The Dymock curse follows a long history of curses inscribed on lead which go back into antiquity. Many of you will be familiar with the numerous curses inscribed on lead, rolled up and thrown into the sacred spring in the city of Bath during the Roman period.

It should also be noted that even though the Dymock Curse relies on Spirits relating to the Moon for its efficacy, lead – a saturnine material – has been used, this is an acceptable practice as lead is the material par-excellence for curses even if it is not a metal related to the Moon.

A great number of curses written on paper or parchment are known and are preserved in museum collections – the Dymock Curse is however, as far as I know, almost unique being inscribed as it is on lead – only the lead curses of antiquity have been found in some profusion at various ancient and sacred sites.  – why might this be?  I would suggest that the reason may be that lead curses of later periods were buried within houses, beneath hearths, or the thresholds to doors and have either deteriorated as lead in certain conditions will or simply remain to be discovered.  But I said ‘almost’ unique – I own a lead curse tablet that dates to around the very early 19th century and follows the illustrations in Francis Barrett’s ‘The Magus’ published in 1801 in that the magic square is rectangular rather than square as are the engravings in ‘The Magus’.  In reality, rectangular ‘magic squares’ will distort the sigils and seals if drawn from them, but if copied straight out of a book, the engraver might not be aware of that.

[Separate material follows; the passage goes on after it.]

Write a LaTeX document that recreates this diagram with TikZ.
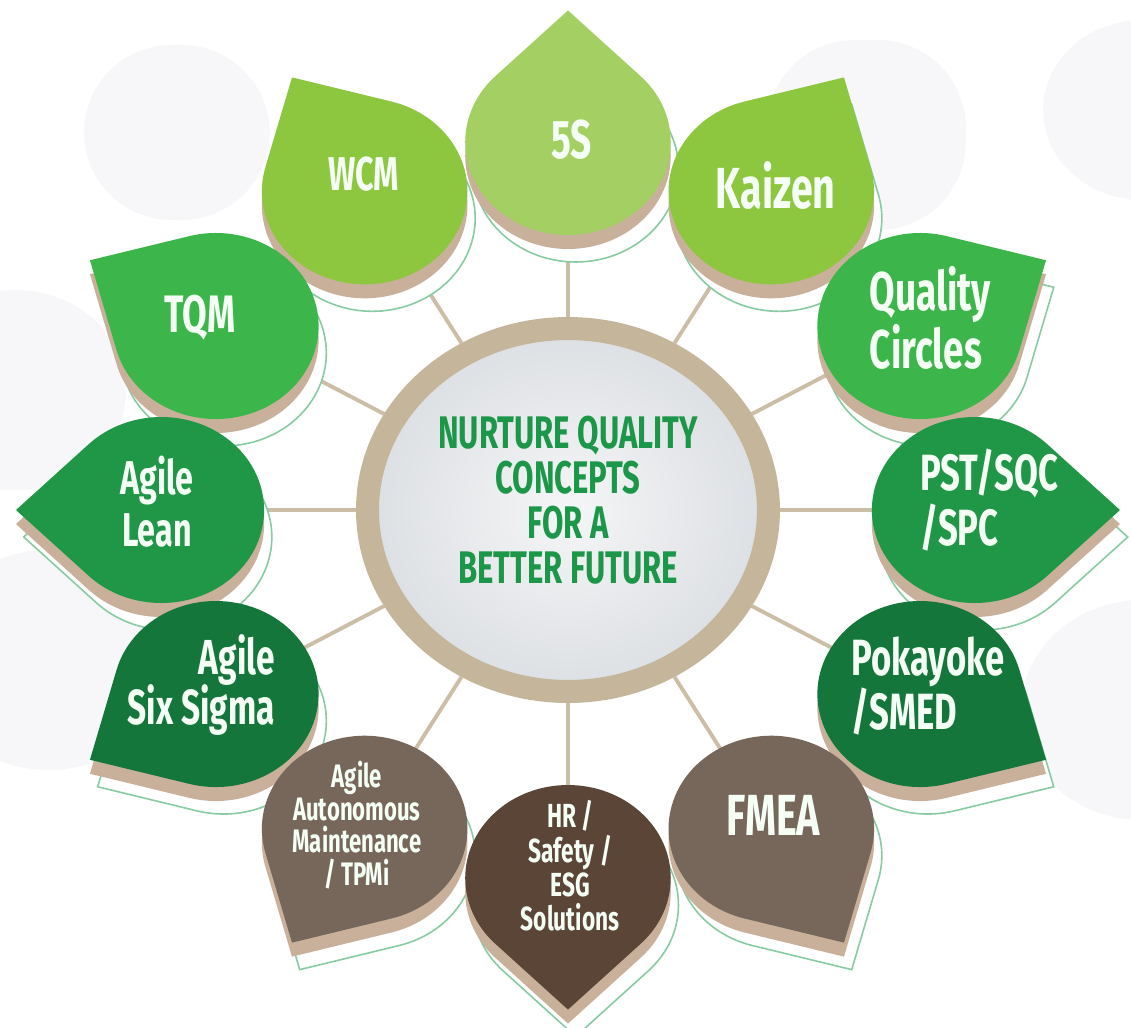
\documentclass[tikz,border=0pt]{standalone}
\usepackage{fontspec}
\setmainfont{Fira Sans}[FakeStretch=0.68]
\usetikzlibrary{backgrounds,shapes.geometric}

\definecolor{leafpale}{HTML}{A4CF62}
\definecolor{leaflime}{HTML}{8DC63F}
\definecolor{leafmid}{HTML}{3CB54A}
\definecolor{leafdeep}{HTML}{1F9746}
\definecolor{leafdark}{HTML}{15763B}
\definecolor{leafbark}{HTML}{76675A}
\definecolor{leafsoil}{HTML}{5A4537}
\definecolor{leafshadow}{HTML}{C8B09A}
\definecolor{leafedge}{HTML}{86CBA2}
\definecolor{ringtan}{HTML}{C4B59B}
\definecolor{spoketan}{HTML}{CBBDA6}
\definecolor{mottogreen}{HTML}{1C9749}
\definecolor{bgleaf}{HTML}{F7F7F9}
\definecolor{hubgrey}{HTML}{DCDFE3}

% teardrop: circle of radius 93 round (#1:368), sharp tip pointing outwards
\newcommand{\leafpath}[1]{(#1:368) ++(#1+45:93) arc[start angle=#1+45, delta angle=270, radius=93] -- ++(#1+45:93) -- cycle}
\newcommand{\leaf}[2]{%
\fill[leafshadow, yshift=-0.28cm] \leafpath{#1};
\fill[#2] \leafpath{#1};
}

\begin{document}
\begin{tikzpicture}[x=0.02cm, y=0.02cm, xscale=1.105]
\tikzstyle{lbl}=[text=white!96!green, align=center, inner sep=0pt, font=\bfseries\fontsize{31}{31}\selectfont]
\tikzstyle{spoke}=[draw=spoketan, line width=2.2pt]
\tikzstyle{edge}=[draw=leafedge, line width=0.9pt, fill=white, xshift=0.14cm, yshift=-0.54cm]
\tikzstyle{hub}=[ellipse, draw=ringtan, line width=0.46cm, minimum width=8.02cm, minimum height=7.26cm, inner color=white!70!hubgrey, outer color=hubgrey]
\useasboundingbox (-514,-517) rectangle (509.5,510);

% petal centres
\coordinate (fiveS) at (90:368);
\coordinate (kaizen) at (60:368);
\coordinate (qc) at (30:368);
\coordinate (pst) at (0:368);
\coordinate (poka) at (-30:368);
\coordinate (fmea) at (-60:368);
\coordinate (hr) at (-90:368);
\coordinate (tpm) at (-120:368);
\coordinate (sixsig) at (-150:368);
\coordinate (lean) at (180:368);
\coordinate (tqm) at (150:368);
\coordinate (wcm) at (120:368);

\node[hub] (hub) at (0,0) {};
\node[text=mottogreen, align=center, inner sep=0pt, font=\bfseries\fontsize{26}{25.5}\selectfont] (motto) at (0,10)
{NURTURE QUALITY\\CONCEPTS\\FOR A\\BETTER FUTURE};

\begin{scope}[on background layer]
\fill[white] (-514,-517) rectangle (509.5,510);
% faint leaves in the back
\fill[bgleaf, rounded corners=50pt] (-438,290) rectangle (-270,465);
\fill[bgleaf, rounded corners=50pt] (180,280) rectangle (360,470);
\fill[bgleaf] (520,400) circle (90);
\fill[bgleaf] (-500,120) circle (100);
\fill[bgleaf] (-470,-150) circle (110);
\fill[bgleaf] (520,-200) circle (110);
\draw[spoke] (hub) -- (fiveS)
(hub) -- (kaizen)
(hub) -- (qc)
(hub) -- (pst)
(hub) -- (poka)
(hub) -- (fmea)
(hub) -- (hr)
(hub) -- (tpm)
(hub) -- (sixsig)
(hub) -- (lean)
(hub) -- (tqm)
(hub) -- (wcm);
\end{scope}

% thin outlines behind the petals
\foreach \a in {90,60,...,-240}
\path[edge] \leafpath{\a};

\leaf{90}{leafpale}
\leaf{60}{leaflime}
\leaf{120}{leaflime}
\leaf{30}{leafmid}
\leaf{150}{leafmid}
\leaf{0}{leafdeep}
\leaf{180}{leafdeep}
\leaf{-30}{leafdark}
\leaf{-150}{leafdark}
\leaf{-60}{leafbark}
\leaf{-120}{leafbark}
\leaf{-90}{leafsoil}

\node[lbl] (l5s) at (3,370) {5S};
\node[lbl, font=\bfseries\fontsize{33}{31}\selectfont] (lkaizen) at (188,325) {Kaizen};
\node[lbl, align=left] (lqc) at (328,192) {Quality\\Circles};
\node[lbl, align=left, font=\bfseries\fontsize{29}{31}\selectfont] (lpst) at (381,10) {PST/SQC\\/SPC};
\node[lbl, align=left, font=\bfseries\fontsize{29}{31}\selectfont] (lpoka) at (326,-176) {Pokayoke\\/SMED};
\node[lbl, font=\bfseries\fontsize{33}{31}\selectfont] (lfmea) at (186,-305) {FMEA};
\node[lbl, font=\bfseries\fontsize{19}{19.5}\selectfont] (lhr) at (2,-356) {HR /\\Safety /\\ESG\\Solutions};
\node[lbl, font=\bfseries\fontsize{18.5}{18.5}\selectfont] (ltpm) at (-191,-315) {Agile\\Autonomous\\Maintenance\\/ TPMi};
\node[lbl, align=right, font=\bfseries\fontsize{28}{29}\selectfont] (lsixsig) at (-332,-175) {Agile\\Six Sigma};
\node[lbl, font=\bfseries\fontsize{27}{29.5}\selectfont] (llean) at (-372,8) {Agile\\Lean};
\node[lbl, font=\bfseries\fontsize{30}{30}\selectfont] (ltqm) at (-333,192) {TQM};
\node[lbl, font=\bfseries\fontsize{27}{30}\selectfont] (lwcm) at (-185,336) {WCM};
\end{tikzpicture}
\end{document}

To create a lead curse like the Dymock Curse required both literacy and access to the secret and occult knowledge contained in the great grimoires – this was a preserve of the literate.  I would also suggest that at least from the 17th century the main method by which aggressive /counterspells were created was by the use of the ‘witch bottle’ – primarily the Bellarmine Jugs which were imported from Germany at that time in vast numbers and are frequently found buried within old houses – see the other article in this Newsletter which includes photos of a Bellarmine Jug (well, the top of two anyway!) and contents in the Pitt Rivers Museum. Initiates will be aware of the document we hold regarding the history and creation of witch bottles.

When I have time, I will re-produce the Dymock Curse ( that is not to imply I made the first one back in the 17th century!…even if I did !), but will make it with the sigils and lunar seals drawn correctly (unlike the original) – in fact I might make two and present one as a gift  to the Gloucester Museum as a thank you for providing the illustrations of the curse.